Reverend Lovejoy refers to Krusty as "The Clown Prince of Corruption". This is an allusion to The Joker, Batman's arch-enemy who is nicknamed "The Clown Prince of Crime".
The New York Review of Books
This episode features a copy of The Springfield Review of Books magazine, which is a direct parody of The New York Review of Books magazine.
The attorney prosecuting Krusty the Clown is dressed up, and acts a lot like 1950's attorney Perry Mason.
Bart: Comedy, thy name is Krusty!
This line is a pun on the line, "Frailty, thy name is woman!" from William Shakespeare's Hamlet.

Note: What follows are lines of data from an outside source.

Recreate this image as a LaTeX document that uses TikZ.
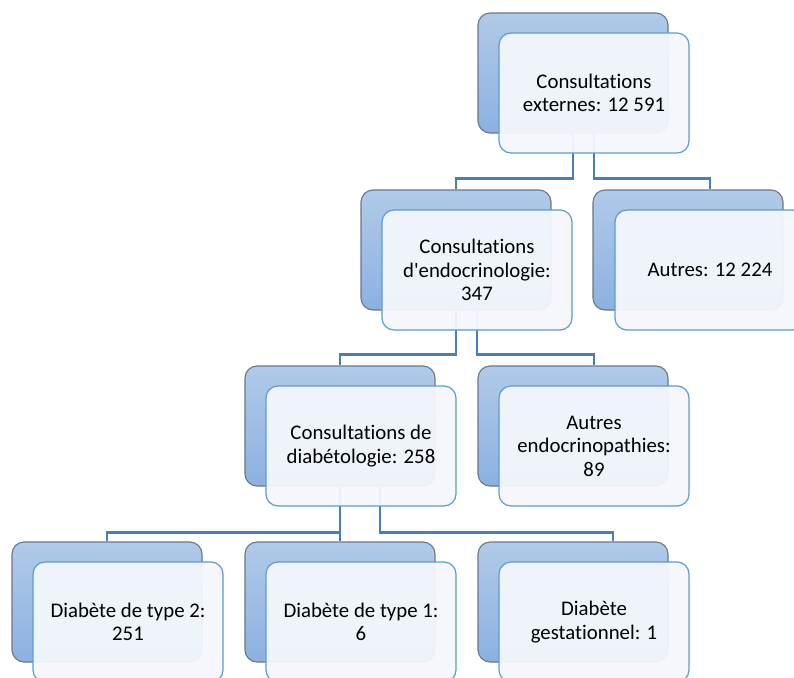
\documentclass[tikz,border=0pt]{standalone}
\usepackage{fontspec}
\setmainfont{Carlito}[Ligatures={NoCommon,TeXOff}]
\definecolor{bktop}{HTML}{B0CAE8}
\definecolor{bkbot}{HTML}{8CB1E0}
\definecolor{bkline}{HTML}{6C7686}
\definecolor{frfill}{HTML}{F4F7FC}
\definecolor{frline}{HTML}{5B9BD5}
\definecolor{connc}{HTML}{4A7EBB}
\tikzset{
  backbox/.style={draw=bkline, line width=1.1pt, top color=bktop, bottom color=bkbot,
    rounded corners=12pt, minimum width=190pt, minimum height=120pt, inner sep=0pt},
  frontbox/.style={draw=frline, line width=1.2pt, fill=frfill, fill opacity=0.95, text opacity=1,
    rounded corners=12pt, minimum width=190pt, minimum height=120pt, inner sep=0pt,
    align=center, font=\fontsize{20.8}{23.5}\selectfont},
  conn/.style={draw=connc, line width=2.6pt}
}
\begin{document}
\begin{tikzpicture}[x=1pt,y=-1pt]
\useasboundingbox (0,0) rectangle (794,677);
\clip (0,0) rectangle (794,677);
% back boxes
\node[backbox] (topb) at (573,73) {};
\node[backbox] (l2lb) at (456,250) {};
\node[backbox] (l2rb) at (688,250) {};
\node[backbox] (l3lb) at (340,426) {};
\node[backbox] (l3rb) at (573,426) {};
\node[backbox] (l4ab) at (107,602) {};
\node[backbox] (l4bb) at (340,602) {};
\node[backbox] (l4cb) at (573,602) {};
% front box centres (for connectors)
\coordinate (topfc) at (594,93);
\coordinate (l2lfc) at (477,270);
\coordinate (l2rfc) at (710,270);
\coordinate (l3rfc) at (594,446);
% connectors
\draw[conn] (topb.south) -- ++(0,45) -| (l2lb.north);
\draw[conn] (topb.south -| topfc) -- ++(0,45) -| (l2rb.north -| l2rfc);
\draw[conn] (l2lb.south) -- ++(0,44) -| (l3lb.north);
\draw[conn] (l2lb.south -| l2lfc) -- ++(0,44) -| (l3rb.north -| l3rfc);
\draw[conn] (l3lb.south) -- ++(0,46) -| (l4ab.north);
\draw[conn] (l3lb.south) -- (l4bb.north);
\draw[conn] ([xshift=40pt]l3lb.south) -- ++(0,46) -| ([xshift=40pt]l4cb.north);
% front boxes
\node[frontbox] (topf) at (topfc) {Consultations\\externes: 12 591};
\node[frontbox] (l2lf) at (l2lfc) {Consultations\\d'endocrinologie:\\347};
\node[frontbox] (l2rf) at (l2rfc) {Autres: 12 224};
\node[frontbox] (l3lf) at (361,446) {Consultations de\\diabétologie: 258};
\node[frontbox] (l3rf) at (l3rfc) {Autres\\endocrinopathies:\\89};
\node[frontbox] (l4af) at (128,622) {Diabète de type 2:\\251};
\node[frontbox] (l4bf) at (361,622) {Diabète de type 1:\\6};
\node[frontbox] (l4cf) at (594,622) {Diabète\\gestationnel: 1};
\end{tikzpicture}
\end{document}
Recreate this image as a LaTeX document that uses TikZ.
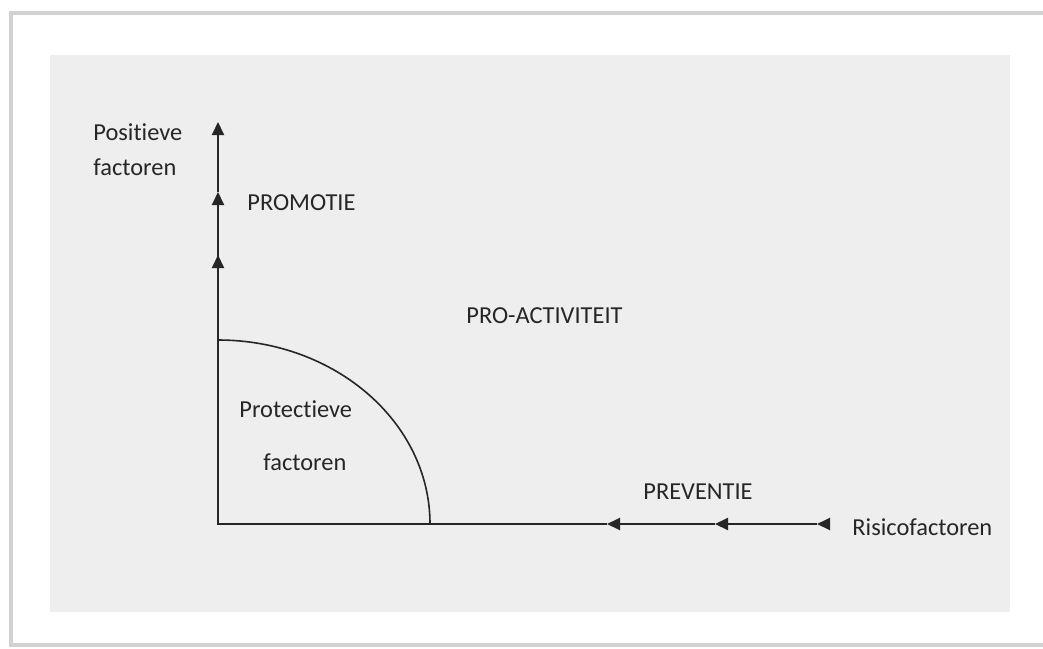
\documentclass[tikz,border=0pt]{standalone}
\usepackage{fontspec}
\setmainfont{Carlito}[Ligatures=NoCommon]
\usetikzlibrary{arrows.meta}
\definecolor{panelgray}{HTML}{EEEEEE}
\definecolor{framegray}{HTML}{D2D2D2}
\definecolor{txtgray}{HTML}{262626}

\begin{document}
\begin{tikzpicture}[x=0.5pt,y=-0.5pt,
                    lbl/.style={inner sep=0pt,anchor=base west,font=\fontsize{12.2}{14}\selectfont,text=txtgray},
                    axis/.style={draw=black!85,line width=1pt},
                    tip/.style={axis,-{Triangle[length=6.5pt,width=6pt]}}]
  \useasboundingbox (0,0) rectangle (1043,648);
  \fill[white] (0,0) rectangle (1043,648);
  \draw[framegray,line width=1.8pt] (1043,13) -- (11,13) -- (11,645) -- (1043,645);
  \fill[panelgray] (50,55) rectangle (1010,612);

  \coordinate (o)  at (218,524);
  \coordinate (v1) at (218,255);
  \coordinate (v2) at (218,192);
  \coordinate (v3) at (218,122);
  \coordinate (h1) at (607,524);
  \coordinate (h2) at (715,524);
  \coordinate (h3) at (817,524);
  \coordinate (h4) at (829,524);
  \coordinate (ax) at (430,524);
  \coordinate (ay) at (218,340);

  \draw[axis] (v1)--(o)--(h1);
  \draw[tip] (v1)--(v2);
  \draw[tip] (v2)--(v3);
  \draw[tip] (o)--(v1);
  \draw[tip] (h4)--(h3);
  \draw[tip] (h3)--(h2);
  \draw[tip] (h2)--(h1);
  \draw[black!85,line width=0.8pt] (ax) arc[start angle=0,end angle=90,x radius=212,y radius=-184];

  \node[lbl] (pos)  at (93,140)  {Positieve};
  \node[lbl] (posf) at (93,175)  {factoren};
  \node[lbl] (prom) at (247,210) {PROMOTIE};
  \node[lbl] (pro)  at (466,323) {PRO-ACTIVITEIT};
  \node[lbl] (prot) at (239,417) {Protectieve};
  \node[lbl] (protf) at (263,470) {factoren};
  \node[lbl] (prev) at (643,499) {PREVENTIE};
  \node[lbl] (risk) at (852,535) {Risicofactoren};
\end{tikzpicture}
\end{document}
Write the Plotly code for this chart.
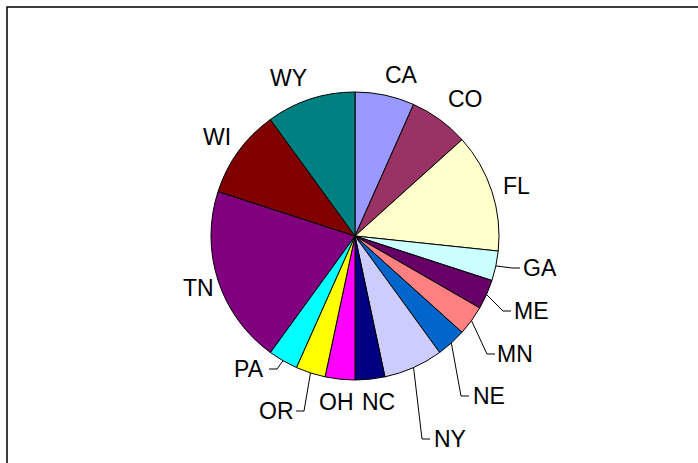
import math
import plotly.graph_objects as go

states = ["CA", "CO", "FL", "GA", "ME", "MN", "NE", "NY", "NC", "OH", "OR", "PA", "TN", "WI", "WY"]
counts = [2, 2, 4, 1, 1, 1, 1, 2, 1, 1, 1, 1, 6, 3, 3]
colors = ["#9999FF", "#993366", "#FFFFCC", "#CCFFFF", "#660066", "#FF8080", "#0066CC",
          "#CCCCFF", "#000080", "#FF00FF", "#FFFF00", "#00FFFF", "#800080", "#800000", "#008080"]

W, H = 698, 463
cx, cy, r = 355, 236, 144

# label layout (pixel centres) and which labels get a leader line
label_pos = {
    "CA": (401, 75), "CO": (465, 99), "FL": (516, 186), "GA": (540, 268),
    "ME": (531, 311), "MN": (515, 354), "NE": (489, 396), "NY": (450, 439),
    "NC": (378, 402), "OH": (336, 402), "OR": (276, 411), "PA": (249, 369),
    "TN": (198, 288), "WI": (217, 137), "WY": (288, 78),
}
leaders = {"GA": "r", "ME": "r", "MN": "r", "NE": "r", "NY": "r", "OR": "l", "PA": "l"}

fig = go.Figure(go.Pie(
    labels=states,
    values=counts,
    sort=False,
    direction="clockwise",
    rotation=0,
    marker=dict(colors=colors, line=dict(color="black", width=1)),
    textinfo="none",
    hoverinfo="label+value",
    showlegend=False,
    domain=dict(x=[(cx - r) / W, (cx + r) / W],
                y=[(H - cy - r) / H, (H - cy + r) / H]),
))

def px(x, y):
    return x / W, 1 - y / H

total = sum(counts)
start = 0.0
for s, c in zip(states, counts):
    mid = (start + c / 2) / total * 2 * math.pi
    start += c
    lx, ly = label_pos[s]
    ax, ay = px(lx, ly)
    fig.add_annotation(x=ax, y=ay, xref="paper", yref="paper", text=s, showarrow=False,
                       xanchor="center", yanchor="middle",
                       font=dict(family="Liberation Sans, Arial", size=23, color="black"))
    if s in leaders:
        ex, ey = cx + r * math.sin(mid), cy - r * math.cos(mid)
        half = 18
        if leaders[s] == "r":
            tip = lx - half - 2
            elbow = tip - 8
        else:
            tip = lx + half + 2
            elbow = tip + 8
        p = [px(ex, ey), px(elbow, ly), px(tip, ly)]
        fig.add_shape(type="path", xref="paper", yref="paper",
                      path="M {} {} L {} {} L {} {}".format(*[v for pt in p for v in pt]),
                      line=dict(color="black", width=1))

# chart frame (only left and top edges visible in the crop)
fig.add_shape(type="rect", xref="paper", yref="paper",
              x0=7 / W, x1=1.05, y0=-0.05, y1=1 - 7 / H,
              line=dict(color="black", width=1.5))

fig.update_layout(
    width=W, height=H,
    margin=dict(l=0, r=0, t=0, b=0),
    paper_bgcolor="white",
    plot_bgcolor="white",
)

fig.write_html("out.html", config={"displayModeBar": False},
               post_script="document.body.style.margin='0';")
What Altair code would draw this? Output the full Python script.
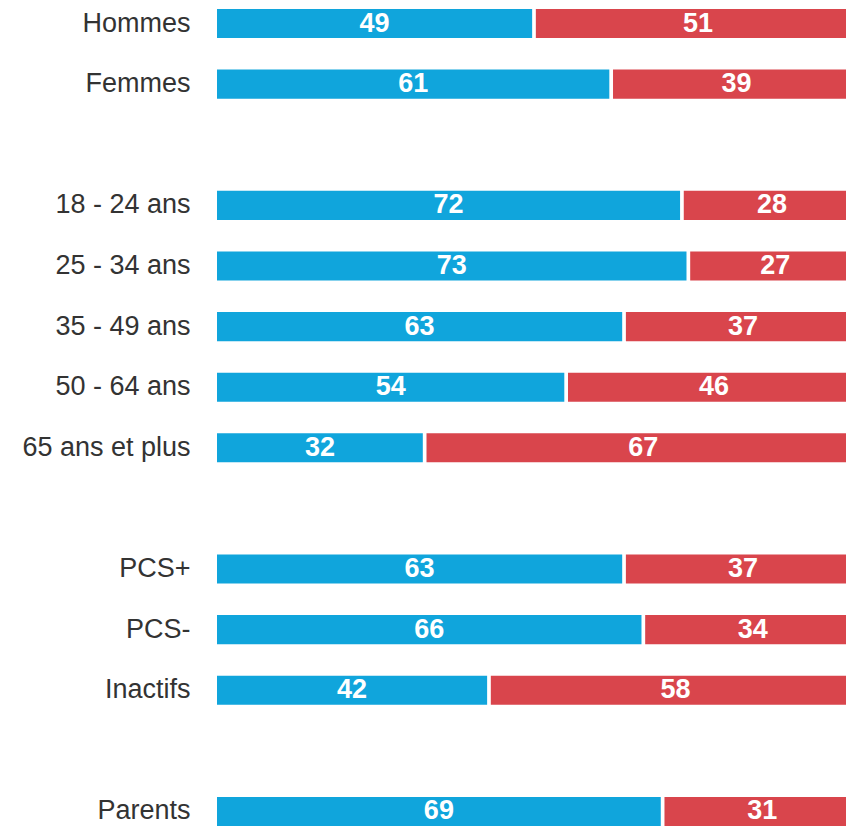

Krusty: Give a hoot, read a book!
The poster featuring Krusty with a book is a spoof of the U.S. Forest Service mascot, Woodsy Owl's, catchphrase encouraging us to, "Give a hoot, don't pollute!"
Lisa: If cartoons were meant for adults, they'd put them on in prime time.
While poking fun at themselves, Lisa also manages to reference numerous made-for-prime time animated TV shows, most notably The Flintstones.
"The Day the Music Died"
"The Day the Laughter Died," is the title of Kent Brockman's pre-trial news feature on Krusty the Clown. This is a play on the phrase from the song American Pie by Don McLean, "The Day the Music Died." That date was Feb. 3, 1959, when Buddy Holly, Ritchie Valens and the Big Bopper were killed in a plane crash near Clear Lake, Iowa.
Bart: Say it ain't so, Krusty!
Bart's tearful comment references baseball's infamous Black Sox Scandal, where the Chicago White Sox were accused of accepting bribes to throw the 1919 World Series. The specific quote is rewritten from the original, "Say it aint' so, Joe" referring to "Shoeless" Joe Jackson, who supposedly told a child uttering the famous quote that the scandal was for real. The story was later retold in the 1988 film Eight Men Out.
Sideshow Bob: And I would've gotten away with it too if it weren't for these meddling kids.
This line is a quick homage to the final line said by the bad guy in almost every episode of Scooby Doo, Where Are You?